What is being asked :: Extract each line of the material that follows exactly and omit its pictures.

____ Supplied material

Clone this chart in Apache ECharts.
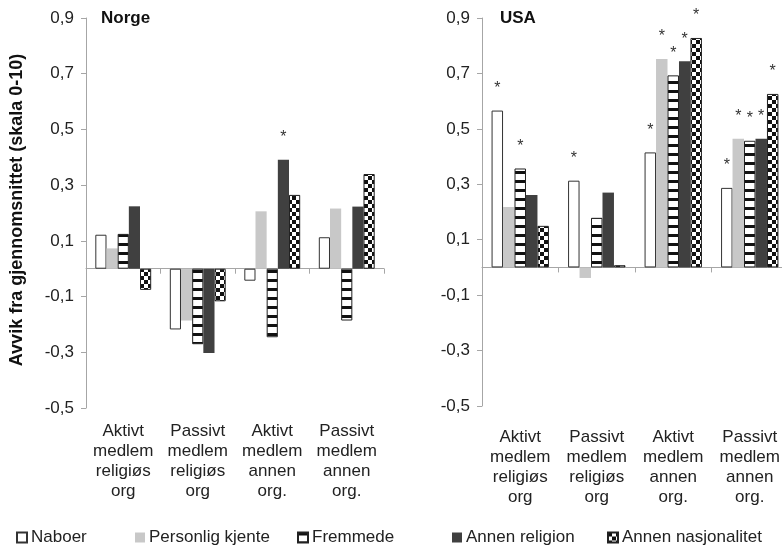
<!DOCTYPE html>
<html>
<head>
<meta charset="utf-8">
<script src="https://cdn.jsdelivr.net/npm/echarts@6/dist/echarts.min.js"></script>
<style>
html,body{margin:0;padding:0;background:#fff;overflow:hidden;}
#chart{width:790px;height:548px;}
</style>
</head>
<body>
<div id="chart"></div>
<script>
// ---- data ----
const categories = ['Aktivt\nmedlem\nreligiøs\norg', 'Passivt\nmedlem\nreligiøs\norg', 'Aktivt\nmedlem\nannen\norg.', 'Passivt\nmedlem\nannen\norg.'];
const seriesNames = ['Naboer', 'Personlig kjente', 'Fremmede', 'Annen religion', 'Annen nasjonalitet'];
const yTicks = [-0.5, -0.3, -0.1, 0.1, 0.3, 0.5, 0.7, 0.9];

// Norge
const norgeNaboer     = [0.122, -0.218, -0.043, 0.113];
const norgePersonlig  = [0.073, -0.186, 0.206, 0.216];
const norgeFremmede   = [0.125, -0.271, -0.246, -0.186];
const norgeReligion   = [0.224, -0.303, 0.391, 0.223];
const norgeNasjonal   = [-0.076, -0.117, 0.265, 0.340];
const norgeSigNaboer    = [0, 0, 0, 0];
const norgeSigPersonlig = [0, 0, 0, 0];
const norgeSigFremmede  = [0, 0, 0, 0];
const norgeSigReligion  = [0, 0, 1, 0];
const norgeSigNasjonal  = [0, 0, 0, 0];

// USA
const usaNaboer     = [0.566, 0.313, 0.415, 0.287];
const usaPersonlig  = [0.218, -0.038, 0.752, 0.464];
const usaFremmede   = [0.357, 0.179, 0.693, 0.457];
const usaReligion   = [0.261, 0.270, 0.744, 0.464];
const usaNasjonal   = [0.150, 0.008, 0.828, 0.626];
const usaSigNaboer    = [1, 1, 1, 1];
const usaSigPersonlig = [0, 0, 1, 1];
const usaSigFremmede  = [1, 0, 1, 1];
const usaSigReligion  = [0, 0, 1, 1];
const usaSigNasjonal  = [0, 0, 1, 1];

// ---- patterns ----
function stripePattern() {
  const c = document.createElement('canvas');
  c.width = 8; c.height = 9;
  const g = c.getContext('2d');
  g.fillStyle = '#ffffff'; g.fillRect(0, 0, 8, 9);
  g.fillStyle = '#111111'; g.fillRect(0, 0, 8, 3);
  return c;
}
function checkerPattern() {
  const c = document.createElement('canvas');
  c.width = 8; c.height = 8;
  const g = c.getContext('2d');
  g.fillStyle = '#ffffff'; g.fillRect(0, 0, 8, 8);
  g.fillStyle = '#111111'; g.fillRect(0, 0, 4, 4); g.fillRect(4, 4, 4, 4);
  return c;
}
const stripe = {image: stripePattern(), repeat: 'repeat'};
const checker = {image: checkerPattern(), repeat: 'repeat'};

const styles = [
  {color: '#ffffff', borderColor: '#333333', borderWidth: 1},
  {color: '#c8c8c8', borderWidth: 0},
  {color: stripe, borderColor: '#222222', borderWidth: 1},
  {color: '#404040', borderWidth: 0},
  {color: checker, borderColor: '#222222', borderWidth: 1}
];

const labelFont = 'Liberation Sans, Arial, sans-serif';
const txtColor = '#222222';
const axisGray = '#a6a6a6';

function makeData(vals, sig) {
  return vals.map((v, i) => ({value: v, label: {show: !!sig[i]}}));
}

function makeSeries(grid, valsList, sigList) {
  return valsList.map((vals, k) => ({
    name: seriesNames[k],
    type: 'bar',
    xAxisIndex: grid * 2,
    yAxisIndex: grid,
    data: makeData(vals, sigList[k]),
    barGap: '0%',
    barCategoryGap: '25%',
    itemStyle: styles[k],
    label: {
      position: 'top', distance: 14, formatter: '*',
      fontSize: 16, color: '#333333', fontFamily: labelFont
    },
    emphasis: {disabled: true},
    animation: false
  }));
}

const norgeVals = [norgeNaboer, norgePersonlig, norgeFremmede, norgeReligion, norgeNasjonal];
const norgeSig = [norgeSigNaboer, norgeSigPersonlig, norgeSigFremmede, norgeSigReligion, norgeSigNasjonal];
const usaVals = [usaNaboer, usaPersonlig, usaFremmede, usaReligion, usaNasjonal];
const usaSig = [usaSigNaboer, usaSigPersonlig, usaSigFremmede, usaSigReligion, usaSigNasjonal];

function xAxes(grid, labelMargin) {
  return [
    {
      type: 'category', gridIndex: grid, data: categories, position: 'bottom',
      axisLine: {show: true, onZero: true, lineStyle: {color: axisGray, width: 1}},
      axisTick: {show: true, length: 5, interval: 0, lineStyle: {color: axisGray}},
      axisLabel: {show: false}
    },
    {
      type: 'category', gridIndex: grid, data: categories, position: 'bottom',
      axisLine: {show: false, onZero: false},
      axisTick: {show: false},
      axisLabel: {show: true, interval: 0, margin: labelMargin, fontSize: 17, lineHeight: 20,
        color: txtColor, fontFamily: labelFont}
    }
  ];
}

function yAxis(grid) {
  return {
    type: 'value', gridIndex: grid, min: yTicks[0], max: yTicks[yTicks.length - 1], interval: 0.2,
    axisLine: {show: true, lineStyle: {color: axisGray, width: 1}},
    axisTick: {show: true, length: 5, lineStyle: {color: axisGray}},
    splitLine: {show: false},
    axisLabel: {
      fontSize: 17, color: txtColor, fontFamily: labelFont, margin: 12,
      formatter: v => v.toFixed(1).replace('.', ',')
    }
  };
}

const legendLefts = [16, 135, 297, 452, 607];
const legends = seriesNames.map((n, i) => ({
  data: [n], left: legendLefts[i], top: 529, padding: 0,
  itemWidth: 10, itemHeight: 10, itemGap: 5,
  icon: 'rect', selectedMode: false,
  textStyle: {fontSize: 17, color: txtColor, fontFamily: labelFont, padding: [0, 0, 0, -1]}
}));

const chart = echarts.init(document.getElementById('chart'), null, {renderer: 'canvas'});
chart.setOption({
  animation: false,
  backgroundColor: '#ffffff',
  title: [
    {text: 'Norge', left: 101, top: 10, padding: 0, textStyle: {fontSize: 17, fontWeight: 'bold', color: '#111', fontFamily: labelFont}},
    {text: 'USA', left: 500, top: 10, padding: 0, textStyle: {fontSize: 17, fontWeight: 'bold', color: '#111', fontFamily: labelFont}}
  ],
  grid: [
    {left: 86, top: 18, width: 298, height: 390},
    {left: 482, top: 18, width: 306, height: 388}
  ],
  xAxis: xAxes(0, 13).concat(xAxes(1, 21)),
  yAxis: [yAxis(0), yAxis(1)],
  legend: legends,
  graphic: [{
    type: 'text', x: 17, y: 210, rotation: Math.PI / 2,
    style: {text: 'Avvik fra gjennomsnittet (skala 0-10)', font: 'bold 18px ' + labelFont,
      fill: '#111', textAlign: 'center', textVerticalAlign: 'middle'}
  }],
  series: makeSeries(0, norgeVals, norgeSig).concat(makeSeries(1, usaVals, usaSig))
});
</script>
</body>
</html>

________

Response to this exercise ::
Clone this chart in Apache ECharts.
<!DOCTYPE html>
<html>
<head>
<meta charset="utf-8">
<script src="https://cdn.jsdelivr.net/npm/echarts@6/dist/echarts.min.js"></script>
<style>
html,body{margin:0;padding:0;background:#fff;overflow:hidden;}
#chart{width:790px;height:548px;}
</style>
</head>
<body>
<div id="chart"></div>
<script>
// ---- data ----
const categories = ['Aktivt\nmedlem\nreligiøs\norg', 'Passivt\nmedlem\nreligiøs\norg', 'Aktivt\nmedlem\nannen\norg.', 'Passivt\nmedlem\nannen\norg.'];
const seriesNames = ['Naboer', 'Personlig kjente', 'Fremmede', 'Annen religion', 'Annen nasjonalitet'];
const yTicks = [-0.5, -0.3, -0.1, 0.1, 0.3, 0.5, 0.7, 0.9];

// Norge
const norgeNaboer     = [0.122, -0.218, -0.043, 0.113];
const norgePersonlig  = [0.073, -0.186, 0.206, 0.216];
const norgeFremmede   = [0.125, -0.271, -0.246, -0.186];
const norgeReligion   = [0.224, -0.303, 0.391, 0.223];
const norgeNasjonal   = [-0.076, -0.117, 0.265, 0.340];
const norgeSigNaboer    = [0, 0, 0, 0];
const norgeSigPersonlig = [0, 0, 0, 0];
const norgeSigFremmede  = [0, 0, 0, 0];
const norgeSigReligion  = [0, 0, 1, 0];
const norgeSigNasjonal  = [0, 0, 0, 0];

// USA
const usaNaboer     = [0.566, 0.313, 0.415, 0.287];
const usaPersonlig  = [0.218, -0.038, 0.752, 0.464];
const usaFremmede   = [0.357, 0.179, 0.693, 0.457];
const usaReligion   = [0.261, 0.270, 0.744, 0.464];
const usaNasjonal   = [0.150, 0.008, 0.828, 0.626];
const usaSigNaboer    = [1, 1, 1, 1];
const usaSigPersonlig = [0, 0, 1, 1];
const usaSigFremmede  = [1, 0, 1, 1];
const usaSigReligion  = [0, 0, 1, 1];
const usaSigNasjonal  = [0, 0, 1, 1];

// ---- patterns ----
function stripePattern() {
  const c = document.createElement('canvas');
  c.width = 8; c.height = 9;
  const g = c.getContext('2d');
  g.fillStyle = '#ffffff'; g.fillRect(0, 0, 8, 9);
  g.fillStyle = '#111111'; g.fillRect(0, 0, 8, 3);
  return c;
}
function checkerPattern() {
  const c = document.createElement('canvas');
  c.width = 8; c.height = 8;
  const g = c.getContext('2d');
  g.fillStyle = '#ffffff'; g.fillRect(0, 0, 8, 8);
  g.fillStyle = '#111111'; g.fillRect(0, 0, 4, 4); g.fillRect(4, 4, 4, 4);
  return c;
}
const stripe = {image: stripePattern(), repeat: 'repeat'};
const checker = {image: checkerPattern(), repeat: 'repeat'};

const styles = [
  {color: '#ffffff', borderColor: '#333333', borderWidth: 1},
  {color: '#c8c8c8', borderWidth: 0},
  {color: stripe, borderColor: '#222222', borderWidth: 1},
  {color: '#404040', borderWidth: 0},
  {color: checker, borderColor: '#222222', borderWidth: 1}
];

const labelFont = 'Liberation Sans, Arial, sans-serif';
const txtColor = '#222222';
const axisGray = '#a6a6a6';

function makeData(vals, sig) {
  return vals.map((v, i) => ({value: v, label: {show: !!sig[i]}}));
}

function makeSeries(grid, valsList, sigList) {
  return valsList.map((vals, k) => ({
    name: seriesNames[k],
    type: 'bar',
    xAxisIndex: grid * 2,
    yAxisIndex: grid,
    data: makeData(vals, sigList[k]),
    barGap: '0%',
    barCategoryGap: '25%',
    itemStyle: styles[k],
    label: {
      position: 'top', distance: 14, formatter: '*',
      fontSize: 16, color: '#333333', fontFamily: labelFont
    },
    emphasis: {disabled: true},
    animation: false
  }));
}

const norgeVals = [norgeNaboer, norgePersonlig, norgeFremmede, norgeReligion, norgeNasjonal];
const norgeSig = [norgeSigNaboer, norgeSigPersonlig, norgeSigFremmede, norgeSigReligion, norgeSigNasjonal];
const usaVals = [usaNaboer, usaPersonlig, usaFremmede, usaReligion, usaNasjonal];
const usaSig = [usaSigNaboer, usaSigPersonlig, usaSigFremmede, usaSigReligion, usaSigNasjonal];

function xAxes(grid, labelMargin) {
  return [
    {
      type: 'category', gridIndex: grid, data: categories, position: 'bottom',
      axisLine: {show: true, onZero: true, lineStyle: {color: axisGray, width: 1}},
      axisTick: {show: true, length: 5, interval: 0, lineStyle: {color: axisGray}},
      axisLabel: {show: false}
    },
    {
      type: 'category', gridIndex: grid, data: categories, position: 'bottom',
      axisLine: {show: false, onZero: false},
      axisTick: {show: false},
      axisLabel: {show: true, interval: 0, margin: labelMargin, fontSize: 17, lineHeight: 20,
        color: txtColor, fontFamily: labelFont}
    }
  ];
}

function yAxis(grid) {
  return {
    type: 'value', gridIndex: grid, min: yTicks[0], max: yTicks[yTicks.length - 1], interval: 0.2,
    axisLine: {show: true, lineStyle: {color: axisGray, width: 1}},
    axisTick: {show: true, length: 5, lineStyle: {color: axisGray}},
    splitLine: {show: false},
    axisLabel: {
      fontSize: 17, color: txtColor, fontFamily: labelFont, margin: 12,
      formatter: v => v.toFixed(1).replace('.', ',')
    }
  };
}

const legendLefts = [16, 135, 297, 452, 607];
const legends = seriesNames.map((n, i) => ({
  data: [n], left: legendLefts[i], top: 529, padding: 0,
  itemWidth: 10, itemHeight: 10, itemGap: 5,
  icon: 'rect', selectedMode: false,
  textStyle: {fontSize: 17, color: txtColor, fontFamily: labelFont, padding: [0, 0, 0, -1]}
}));

const chart = echarts.init(document.getElementById('chart'), null, {renderer: 'canvas'});
chart.setOption({
  animation: false,
  backgroundColor: '#ffffff',
  title: [
    {text: 'Norge', left: 101, top: 10, padding: 0, textStyle: {fontSize: 17, fontWeight: 'bold', color: '#111', fontFamily: labelFont}},
    {text: 'USA', left: 500, top: 10, padding: 0, textStyle: {fontSize: 17, fontWeight: 'bold', color: '#111', fontFamily: labelFont}}
  ],
  grid: [
    {left: 86, top: 18, width: 298, height: 390},
    {left: 482, top: 18, width: 306, height: 388}
  ],
  xAxis: xAxes(0, 13).concat(xAxes(1, 21)),
  yAxis: [yAxis(0), yAxis(1)],
  legend: legends,
  graphic: [{
    type: 'text', x: 17, y: 210, rotation: Math.PI / 2,
    style: {text: 'Avvik fra gjennomsnittet (skala 0-10)', font: 'bold 18px ' + labelFont,
      fill: '#111', textAlign: 'center', textVerticalAlign: 'middle'}
  }],
  series: makeSeries(0, norgeVals, norgeSig).concat(makeSeries(1, usaVals, usaSig))
});
</script>
</body>
</html>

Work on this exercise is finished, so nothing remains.